What are trans fats? Trans fats are a man-made saturated fat. They are made by taking hydrogen gas and forcing it into oil, so now the essential fatty acids, (or "healthy fat") is converted to a different form chemically, a new type of fatty acid, called a trans fat. Trans fats are found in crisco, margarine and many packaged and snack foods. The hydrogenated oil found in trans fats are more stable, prolonging shelf life of most packaged foods. Hydrogenated oil will not go rancid as quickly as untreated oil and it has a higher melting point, often used in frying and pastries.
Trans fatty acids work to increase LDL, or "bad" cholesterol, and they also decrease HDL cholesterol, which is "good" cholesterol. This means that the fats in hydrogenated oil are far more damaging than even saturated fats, which have already determined to be harmful.

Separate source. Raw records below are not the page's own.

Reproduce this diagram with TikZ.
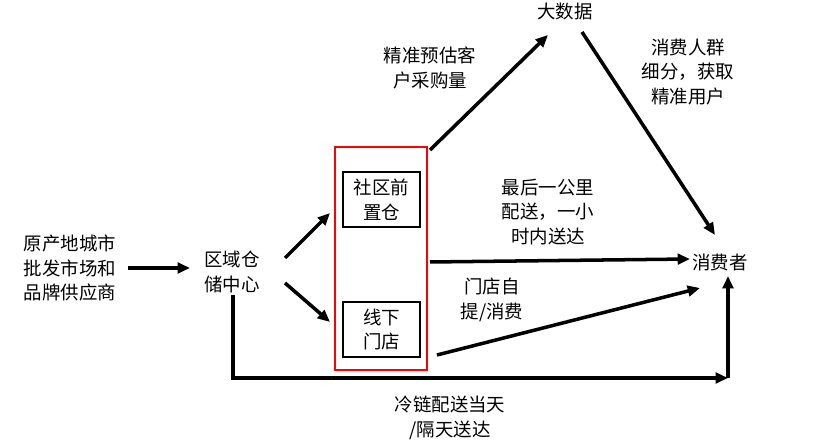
\documentclass[tikz,border=0pt]{standalone}
\usepackage{fontspec}
\newfontfamily\cjk{Noto Sans CJK SC}
\usetikzlibrary{arrows.meta}
\begin{document}
\begin{tikzpicture}[x=0.02cm,y=-0.02cm,
 lbl/.style={font=\cjk\fontsize{10.5}{14}\selectfont,align=center,inner sep=1pt},
 arr/.style={line width=2pt,-{Triangle[length=7pt,width=6pt]}},
 box/.style={draw,line width=0.6pt,minimum width=1.54cm,minimum height=1.1cm,lbl}]
\useasboundingbox (0,0) rectangle (826,448);
\node[lbl] (src) at (70,268) {原产地城市\\批发市场和\\品牌供应商};
\node[lbl] (rdc) at (232,272) {区域仓\\储中心};
\draw[red,line width=1.2pt] (335,147) rectangle (427,370);
\node[box] (fw) at (381.5,199.5) {社区前\\置仓};
\node[box] (st) at (381.5,329.5) {线下\\门店};
\node[lbl] (bd) at (565,12) {大数据};
\node[lbl] (cs) at (720,262) {消费者};
\coordinate (a1) at (128,268); \coordinate (a2) at (190,268);
\draw[arr] (a1) -- (a2);
\coordinate (r1) at (285,258); \coordinate (r2) at (330,213);
\coordinate (r3) at (285,283); \coordinate (r4) at (330,322);
\draw[arr] (r1) -- (r2);
\draw[arr] (r3) -- (r4);
\coordinate (b1) at (430,150); \coordinate (b2) at (548,35);
\draw[arr] (b1) -- (b2);
\coordinate (c1) at (582,32); \coordinate (c2) at (715,235);
\draw[arr] (c1) -- (c2);
\coordinate (d1) at (430,262); \coordinate (d2) at (690,259);
\draw[arr] (d1) -- (d2);
\coordinate (e1) at (437,355); \coordinate (e2) at (700,288);
\draw[arr] (e1) -- (e2);
\coordinate (f1) at (233,295); \coordinate (f2) at (728,378); \coordinate (f3) at (728,276);
\draw[arr] (f1) |- (f2);
\draw[arr] (f2) -- (f3);
\node[lbl] at (430,68) {精准预估客\\户采购量};
\node[lbl] at (688,72) {消费人群\\细分，获取\\精准用户};
\node[lbl] at (548,212) {最后一公里\\配送，一小\\时内送达};
\node[lbl] at (492,300) {门店自\\提/消费};
\node[lbl] at (450,418) {冷链配送当天\\/隔天送达};
\end{tikzpicture}
\end{document}
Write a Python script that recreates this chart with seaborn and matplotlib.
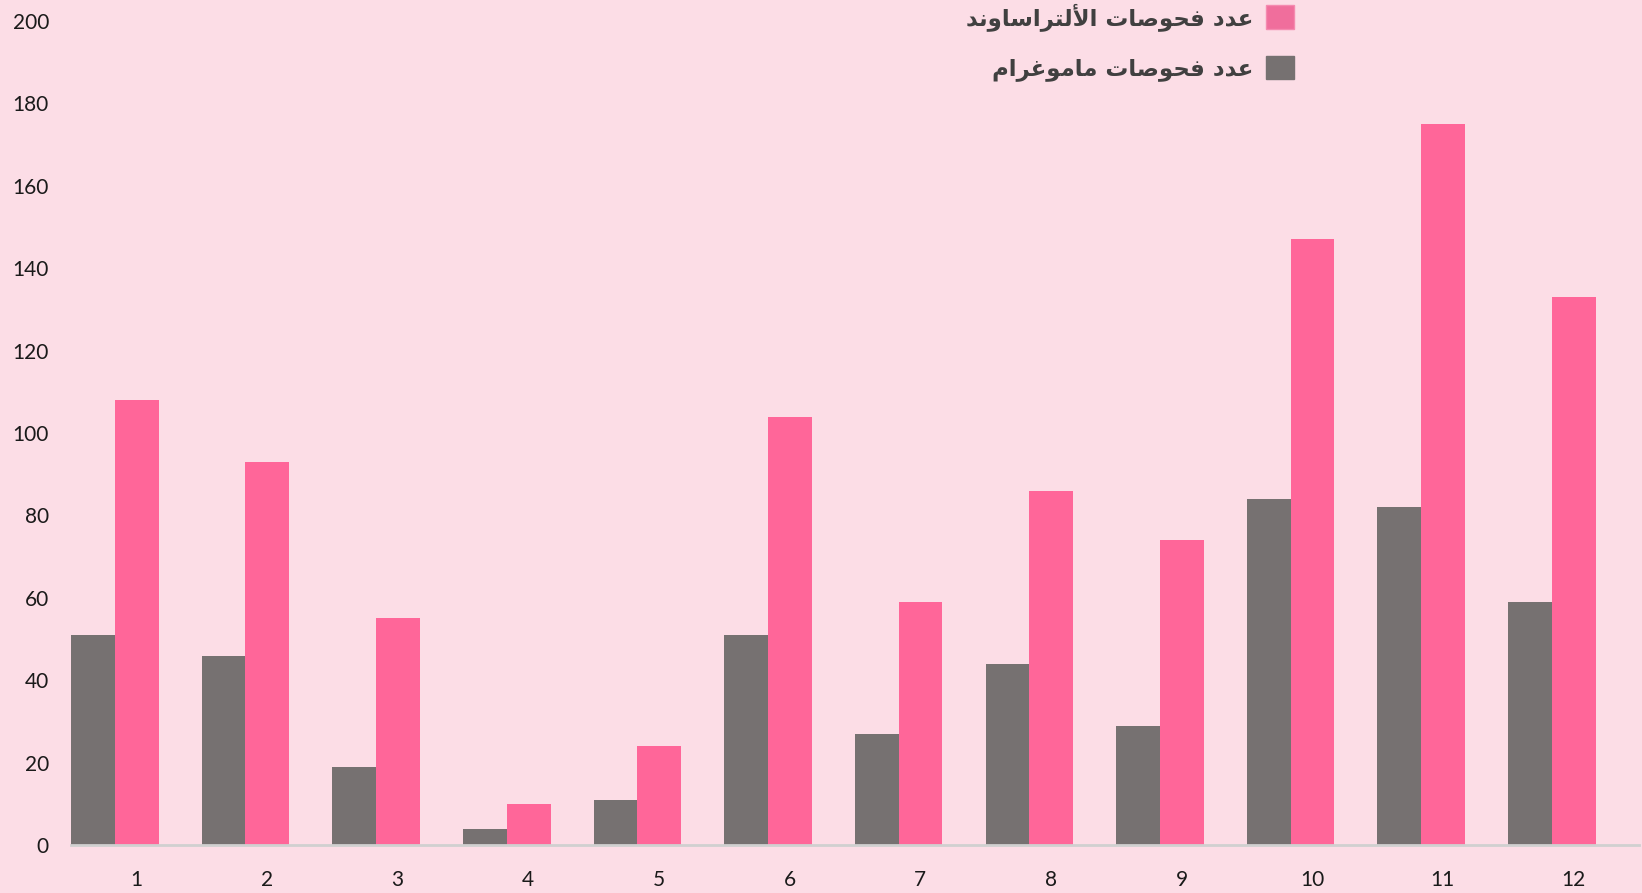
import numpy as np
import pandas as pd
import matplotlib
matplotlib.use("Agg")
import matplotlib.pyplot as plt
import seaborn as sns
from matplotlib.patches import Patch

months = [str(i) for i in range(1, 13)]
mammogram = [51, 46, 19, 4, 11, 51, 27, 44, 29, 84, 82, 59]
ultrasound = [108, 93, 55, 10, 24, 104, 59, 86, 74, 147, 175, 133]
label_mammo = "عدد فحوصات ماموغرام"
label_us = "عدد فحوصات الألتراساوند"
y_ticks = list(range(0, 201, 20))

bg = "#FCDDE6"
pink = "#FF6699"
gray = "#767171"


# matplotlib has no Arabic shaping, so pick presentation forms by hand
# forms: isolated, final, initial, medial (None -> letter does not join forward)
FORMS = {
    "ا": ("\uFE8D", "\uFE8E", None, None),
    "أ": ("\uFE83", "\uFE84", None, None),
    "د": ("\uFEA9", "\uFEAA", None, None),
    "ر": ("\uFEAD", "\uFEAE", None, None),
    "و": ("\uFEED", "\uFEEE", None, None),
    "ع": ("\uFEC9", "\uFECA", "\uFECB", "\uFECC"),
    "غ": ("\uFECD", "\uFECE", "\uFECF", "\uFED0"),
    "ف": ("\uFED1", "\uFED2", "\uFED3", "\uFED4"),
    "ح": ("\uFEA1", "\uFEA2", "\uFEA3", "\uFEA4"),
    "ص": ("\uFEB9", "\uFEBA", "\uFEBB", "\uFEBC"),
    "ت": ("\uFE95", "\uFE96", "\uFE97", "\uFE98"),
    "ل": ("\uFEDD", "\uFEDE", "\uFEDF", "\uFEE0"),
    "س": ("\uFEB1", "\uFEB2", "\uFEB3", "\uFEB4"),
    "ن": ("\uFEE5", "\uFEE6", "\uFEE7", "\uFEE8"),
    "م": ("\uFEE1", "\uFEE2", "\uFEE3", "\uFEE4"),
    "\u0001": ("\uFEFB", "\uFEFC", None, None),  # lam-alef
    "\u0002": ("\uFEF7", "\uFEF8", None, None),  # lam-alef hamza
}


def shape_arabic(text):
    text = text.replace("لا", "\u0001").replace("لأ", "\u0002")
    out = []
    for i, ch in enumerate(text):
        if ch not in FORMS:
            out.append(ch)
            continue
        prev = text[i - 1] if i > 0 else ""
        nxt = text[i + 1] if i + 1 < len(text) else ""
        join_prev = prev in FORMS and FORMS[prev][2] is not None
        join_next = FORMS[ch][2] is not None and nxt in FORMS
        iso, fin, ini, med = FORMS[ch]
        if join_prev and join_next:
            out.append(med)
        elif join_prev:
            out.append(fin)
        elif join_next:
            out.append(ini)
        else:
            out.append(iso)
    return "".join(out)[::-1]


df = pd.DataFrame({
    "month": months * 2,
    "count": mammogram + ultrasound,
    "type": ["mammo"] * 12 + ["us"] * 12,
})

sns.set_theme(style="white")
plt.rcParams["font.family"] = ["Lato", "DejaVu Sans"]

fig = plt.figure(figsize=(16.42, 8.93), dpi=100, facecolor=bg)
ax = fig.add_axes([0.0433, 0.0537, 0.9547, 0.9228])
ax.set_facecolor(bg)

sns.barplot(data=df, x="month", y="count", hue="type", order=months,
            hue_order=["mammo", "us"], palette=[gray, pink],
            width=0.67, saturation=1, linewidth=0, ax=ax, legend=False)

# bars sit at the left of each category, labels at the middle
ax.set_xlim(-0.335, 11.665)
ax.set_xticks(np.arange(12) + 0.165)
ax.set_xticklabels(months, fontsize=15, color="#1a1a1a")
ax.set_ylim(0, 200)
ax.set_yticks(y_ticks)
ax.set_yticklabels([str(v) for v in y_ticks], fontsize=15, color="#1a1a1a")
ax.tick_params(axis="both", length=0)
ax.tick_params(axis="x", pad=18)
ax.tick_params(axis="y", pad=16)
ax.set_xlabel("")
ax.set_ylabel("")
for side in ["top", "right", "left"]:
    ax.spines[side].set_visible(False)
ax.spines["bottom"].set_color("#D0D0D0")
ax.spines["bottom"].set_linewidth(2)

handles = [Patch(facecolor="#F06E9C", edgecolor="#F58AB0", linewidth=1),
           Patch(facecolor=gray, edgecolor=gray)]
fig.legend(handles, [shape_arabic(label_us), shape_arabic(label_mammo)],
           loc="upper right", bbox_to_anchor=(0.8005, 1.02), frameon=False,
           markerfirst=False, handlelength=1.2, handleheight=1.2,
           handletextpad=0.55, labelspacing=1.1,
           prop={"family": "DejaVu Sans", "weight": "bold", "size": 16.5},
           labelcolor="#404040")

fig.savefig("out.png", dpi=100, facecolor=bg)
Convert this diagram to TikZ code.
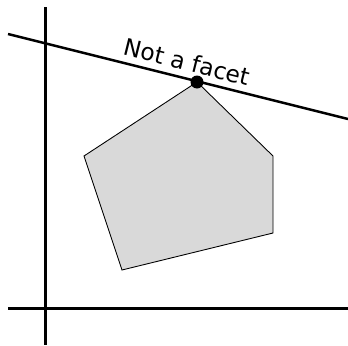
\documentclass[tikz,border=0pt]{standalone}
\usepackage{fontspec}
\setmainfont{DejaVu Sans}
\usepackage{tikz}
\usetikzlibrary{positioning}

\begin{document}
\begin{tikzpicture}[x=0.02cm, y=-0.02cm]
\useasboundingbox (0,0) rectangle (348,345);
% --- axes ---
\coordinate (ytop) at (45.5,7);
\coordinate (ybot) at (45.5,345);
\coordinate (xleft) at (8,308.5);
\coordinate (xright) at (348,308.5);
\draw[line width=1.7pt] (ytop) -- (ybot);
\draw[line width=1.7pt] (xleft) -- (xright);
% --- polytope ---
\coordinate (v1) at (197,82);
\coordinate (v2) at (273,156);
\coordinate (v3) at (273,233);
\coordinate (v4) at (122,270);
\coordinate (v5) at (84,156);
\filldraw[fill=black!15, draw=black, line width=0.5pt] (v1) -- (v2) -- (v3) -- (v4) -- (v5) -- cycle;
% --- supporting line ---
\coordinate (l1) at (8,34);
\coordinate (l2) at (348,119);
\draw[line width=1.4pt] (l1) -- (l2)
  node[pos=0.515, sloped, above, inner sep=3.5pt, font=\fontsize{13.3}{15}\selectfont] (lbl) {Not a facet};
\fill (v1) circle (0.13cm);
\end{tikzpicture}
\end{document}
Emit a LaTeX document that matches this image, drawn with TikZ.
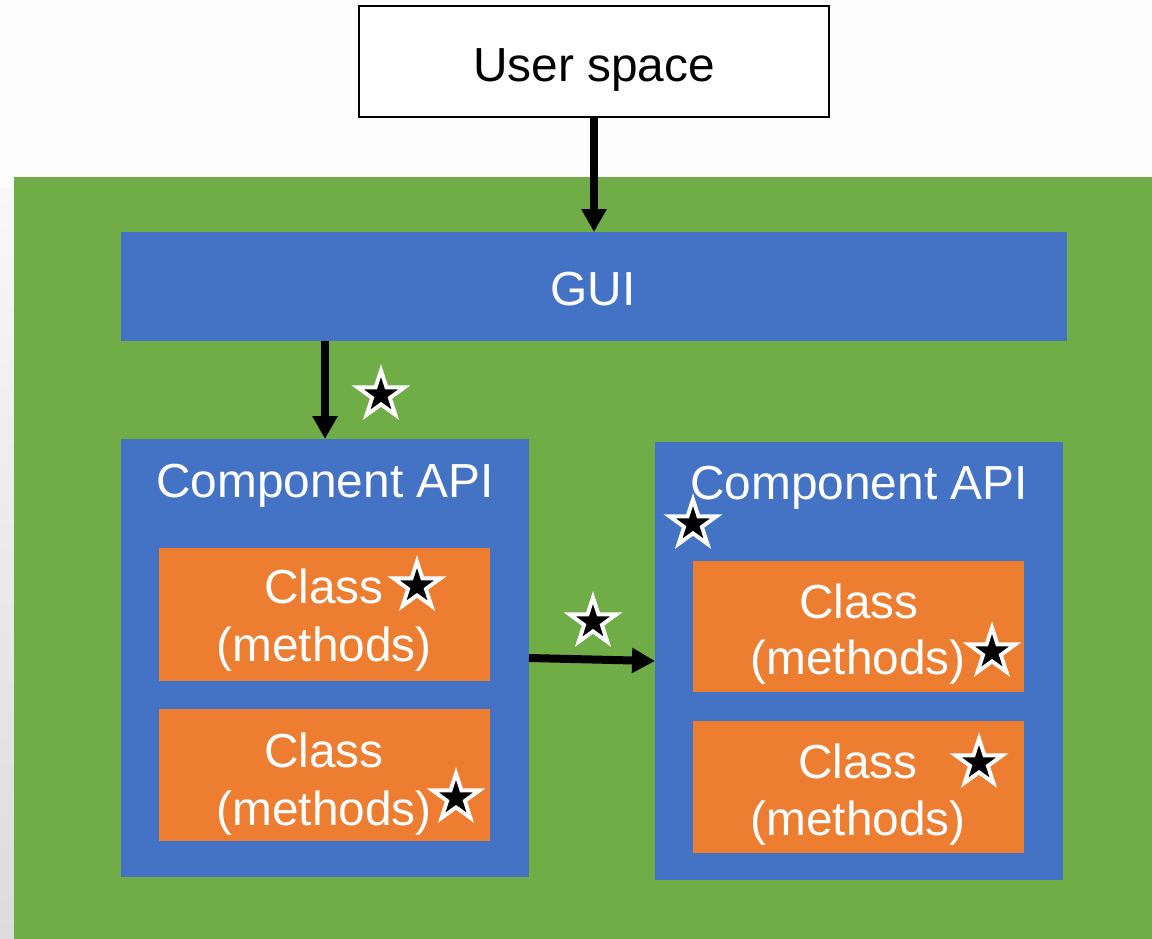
\documentclass[tikz,border=0pt]{standalone}
\usepackage{fontspec}
\setmainfont{Liberation Sans}
\usetikzlibrary{arrows.meta,shapes.geometric}
\definecolor{kgreen}{HTML}{70AD47}
\definecolor{kblue}{HTML}{4472C4}
\definecolor{korange}{HTML}{ED7D31}
\definecolor{bgc}{HTML}{FDFDFD}
\definecolor{stripTop}{HTML}{F8F8F8}
\definecolor{stripBot}{HTML}{DCDCDC}
\begin{document}
\begin{tikzpicture}[x=1pt,y=-1pt,
  box/.style={rectangle,inner sep=0pt,outer sep=0pt,anchor=north west},
  lbl/.style={font=\fontsize{47.8}{56}\selectfont,inner sep=0pt,anchor=base},
  wlbl/.style={lbl,text=white},
  flow/.style={line width=8pt,-{Triangle[width=24pt,length=23pt]}},
  starmark/.style={star,star points=5,star point ratio=2.618,minimum size=49pt,inner sep=0pt,outer sep=0pt,fill=black,draw=white,line width=3.9pt}
]
% background
\fill[bgc] (0,0) rectangle (1152,938);
\useasboundingbox (0,0) rectangle (1152,938);
\shade[top color=stripTop,bottom color=stripBot] (0,188) rectangle (14,938);

% containers
\node[box,fill=kgreen,minimum width=1150pt,minimum height=770pt] (kernel) at (14,177) {};
\node[box,draw=black,line width=1.5pt,fill=white,minimum width=470pt,minimum height=111pt] (user) at (359,6) {};
\node[box,fill=kblue,minimum width=946pt,minimum height=109pt] (gui) at (121,232) {};
\node[box,fill=kblue,minimum width=408pt,minimum height=438pt] (api1) at (121,439) {};
\node[box,fill=kblue,minimum width=408pt,minimum height=438pt] (api2) at (655,442) {};
\node[box,fill=korange,minimum width=331pt,minimum height=133pt] (c11) at (159,548) {};
\node[box,fill=korange,minimum width=331pt,minimum height=132pt] (c12) at (159,709) {};
\node[box,fill=korange,minimum width=331pt,minimum height=131pt] (c21) at (693,561) {};
\node[box,fill=korange,minimum width=331pt,minimum height=132pt] (c22) at (693,721) {};

% texts
\node[lbl] (tuser) at (594,81) {User space};
\node[wlbl] (tgui) at (593,305) {GUI};
\node[wlbl] (tapi1) at (325,497) {Component API};
\node[wlbl] (tapi2) at (859,499) {Component API};
\node[wlbl] (c11a) at (324,603) {Class};
\node[wlbl] (c11b) at (324,661) {(methods)};
\node[wlbl] (c12a) at (324,767) {Class};
\node[wlbl] (c12b) at (324,825) {(methods)};
\node[wlbl] (c21a) at (859,618) {Class};
\node[wlbl] (c21b) at (858,674) {(methods)};
\node[wlbl] (c22a) at (858,778) {Class};
\node[wlbl] (c22b) at (858,835) {(methods)};

% connectors
\draw[flow] (user.south) -- (gui.north);
\draw[flow] (gui.south -| api1.north) -- (api1.north);
\draw[flow] (api1.east) -- (api2.west);

% stars
\node[starmark] (s1) at (381,395) {};
\node[starmark] (s2) at (693,524) {};
\node[starmark] (s3) at (417,586) {};
\node[starmark] (s4) at (593,622) {};
\node[starmark] (s5) at (456,798) {};
\node[starmark] (s6) at (992,652) {};
\node[starmark] (s7) at (979,763) {};
\end{tikzpicture}
\end{document}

There is also evidence to suggest that trans fatty acids may bioaccumulate in the body, because the digestive system has difficulty figuring out what to do with them. As a result, a diet high in trans fats will result in weight gain. Studies have shown that consumption of hydrogenated oil has been linked with diabetes, coronary disease, and obesity.
You should limit the amount of natural saturated fats you eat, but completely avoid trans fats. Read the ingredients on food labels. If you see “partially hydrogenated” or “hydrogenated” oils, that means it has trans fats....so stay away! (American Academy of Family Physicians).